◆ Exercise description
Return the material exactly as supplied, apart from the pictures, which are omitted.

start

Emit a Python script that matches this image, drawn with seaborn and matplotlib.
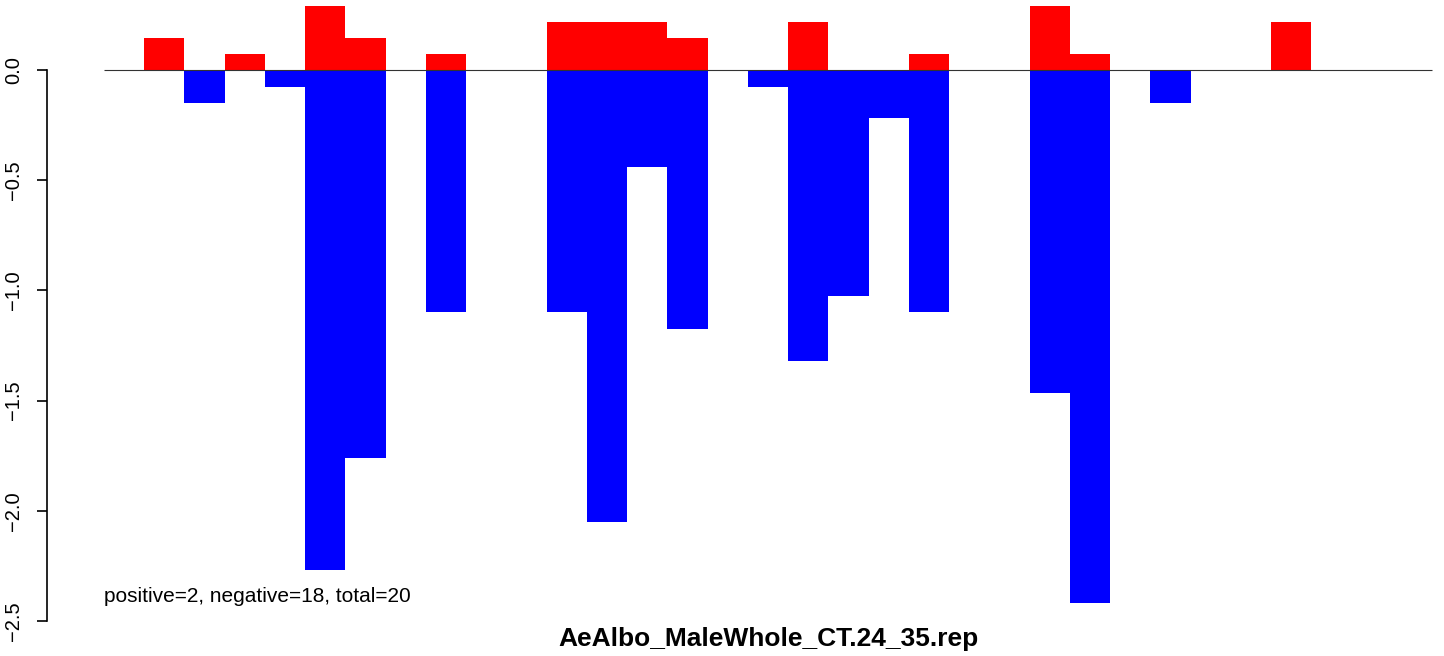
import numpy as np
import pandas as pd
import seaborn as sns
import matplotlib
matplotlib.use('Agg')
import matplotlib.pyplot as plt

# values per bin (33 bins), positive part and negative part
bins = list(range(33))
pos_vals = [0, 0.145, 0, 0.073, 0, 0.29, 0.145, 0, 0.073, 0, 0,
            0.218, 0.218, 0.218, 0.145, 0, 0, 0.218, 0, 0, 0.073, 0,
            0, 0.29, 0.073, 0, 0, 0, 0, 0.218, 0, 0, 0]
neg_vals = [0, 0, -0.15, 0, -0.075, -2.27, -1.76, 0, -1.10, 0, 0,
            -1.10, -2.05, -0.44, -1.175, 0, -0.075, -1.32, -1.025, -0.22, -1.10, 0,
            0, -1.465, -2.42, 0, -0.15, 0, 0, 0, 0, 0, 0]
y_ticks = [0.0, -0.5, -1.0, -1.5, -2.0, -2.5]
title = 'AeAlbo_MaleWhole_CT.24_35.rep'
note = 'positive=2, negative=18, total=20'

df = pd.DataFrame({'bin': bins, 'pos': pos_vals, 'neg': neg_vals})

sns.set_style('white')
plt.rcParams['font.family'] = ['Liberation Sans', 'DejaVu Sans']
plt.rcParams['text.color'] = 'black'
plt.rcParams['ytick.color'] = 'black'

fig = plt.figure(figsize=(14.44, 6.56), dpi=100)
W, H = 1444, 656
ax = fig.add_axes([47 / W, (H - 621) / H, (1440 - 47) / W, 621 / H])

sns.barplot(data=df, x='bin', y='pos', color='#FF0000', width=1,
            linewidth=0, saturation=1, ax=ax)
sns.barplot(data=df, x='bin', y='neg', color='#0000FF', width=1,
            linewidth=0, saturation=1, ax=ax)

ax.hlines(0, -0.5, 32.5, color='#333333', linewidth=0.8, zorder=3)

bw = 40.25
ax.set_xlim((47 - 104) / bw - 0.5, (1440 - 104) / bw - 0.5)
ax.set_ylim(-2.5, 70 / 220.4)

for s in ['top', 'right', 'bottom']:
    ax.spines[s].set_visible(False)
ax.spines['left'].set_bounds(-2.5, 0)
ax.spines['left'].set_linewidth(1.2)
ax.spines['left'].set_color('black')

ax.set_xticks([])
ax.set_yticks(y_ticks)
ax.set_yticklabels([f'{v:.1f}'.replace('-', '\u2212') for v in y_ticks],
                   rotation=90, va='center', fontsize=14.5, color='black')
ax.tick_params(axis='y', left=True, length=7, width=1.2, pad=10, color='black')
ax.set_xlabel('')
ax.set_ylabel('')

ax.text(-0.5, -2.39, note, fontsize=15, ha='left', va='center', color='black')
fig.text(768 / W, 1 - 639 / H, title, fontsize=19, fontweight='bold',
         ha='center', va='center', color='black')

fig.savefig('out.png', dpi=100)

end

◆ Expected answer
Emit a Python script that matches this image, drawn with seaborn and matplotlib.
import numpy as np
import pandas as pd
import seaborn as sns
import matplotlib
matplotlib.use('Agg')
import matplotlib.pyplot as plt

# values per bin (33 bins), positive part and negative part
bins = list(range(33))
pos_vals = [0, 0.145, 0, 0.073, 0, 0.29, 0.145, 0, 0.073, 0, 0,
            0.218, 0.218, 0.218, 0.145, 0, 0, 0.218, 0, 0, 0.073, 0,
            0, 0.29, 0.073, 0, 0, 0, 0, 0.218, 0, 0, 0]
neg_vals = [0, 0, -0.15, 0, -0.075, -2.27, -1.76, 0, -1.10, 0, 0,
            -1.10, -2.05, -0.44, -1.175, 0, -0.075, -1.32, -1.025, -0.22, -1.10, 0,
            0, -1.465, -2.42, 0, -0.15, 0, 0, 0, 0, 0, 0]
y_ticks = [0.0, -0.5, -1.0, -1.5, -2.0, -2.5]
title = 'AeAlbo_MaleWhole_CT.24_35.rep'
note = 'positive=2, negative=18, total=20'

df = pd.DataFrame({'bin': bins, 'pos': pos_vals, 'neg': neg_vals})

sns.set_style('white')
plt.rcParams['font.family'] = ['Liberation Sans', 'DejaVu Sans']
plt.rcParams['text.color'] = 'black'
plt.rcParams['ytick.color'] = 'black'

fig = plt.figure(figsize=(14.44, 6.56), dpi=100)
W, H = 1444, 656
ax = fig.add_axes([47 / W, (H - 621) / H, (1440 - 47) / W, 621 / H])

sns.barplot(data=df, x='bin', y='pos', color='#FF0000', width=1,
            linewidth=0, saturation=1, ax=ax)
sns.barplot(data=df, x='bin', y='neg', color='#0000FF', width=1,
            linewidth=0, saturation=1, ax=ax)

ax.hlines(0, -0.5, 32.5, color='#333333', linewidth=0.8, zorder=3)

bw = 40.25
ax.set_xlim((47 - 104) / bw - 0.5, (1440 - 104) / bw - 0.5)
ax.set_ylim(-2.5, 70 / 220.4)

for s in ['top', 'right', 'bottom']:
    ax.spines[s].set_visible(False)
ax.spines['left'].set_bounds(-2.5, 0)
ax.spines['left'].set_linewidth(1.2)
ax.spines['left'].set_color('black')

ax.set_xticks([])
ax.set_yticks(y_ticks)
ax.set_yticklabels([f'{v:.1f}'.replace('-', '\u2212') for v in y_ticks],
                   rotation=90, va='center', fontsize=14.5, color='black')
ax.tick_params(axis='y', left=True, length=7, width=1.2, pad=10, color='black')
ax.set_xlabel('')
ax.set_ylabel('')

ax.text(-0.5, -2.39, note, fontsize=15, ha='left', va='center', color='black')
fig.text(768 / W, 1 - 639 / H, title, fontsize=19, fontweight='bold',
         ha='center', va='center', color='black')

fig.savefig('out.png', dpi=100)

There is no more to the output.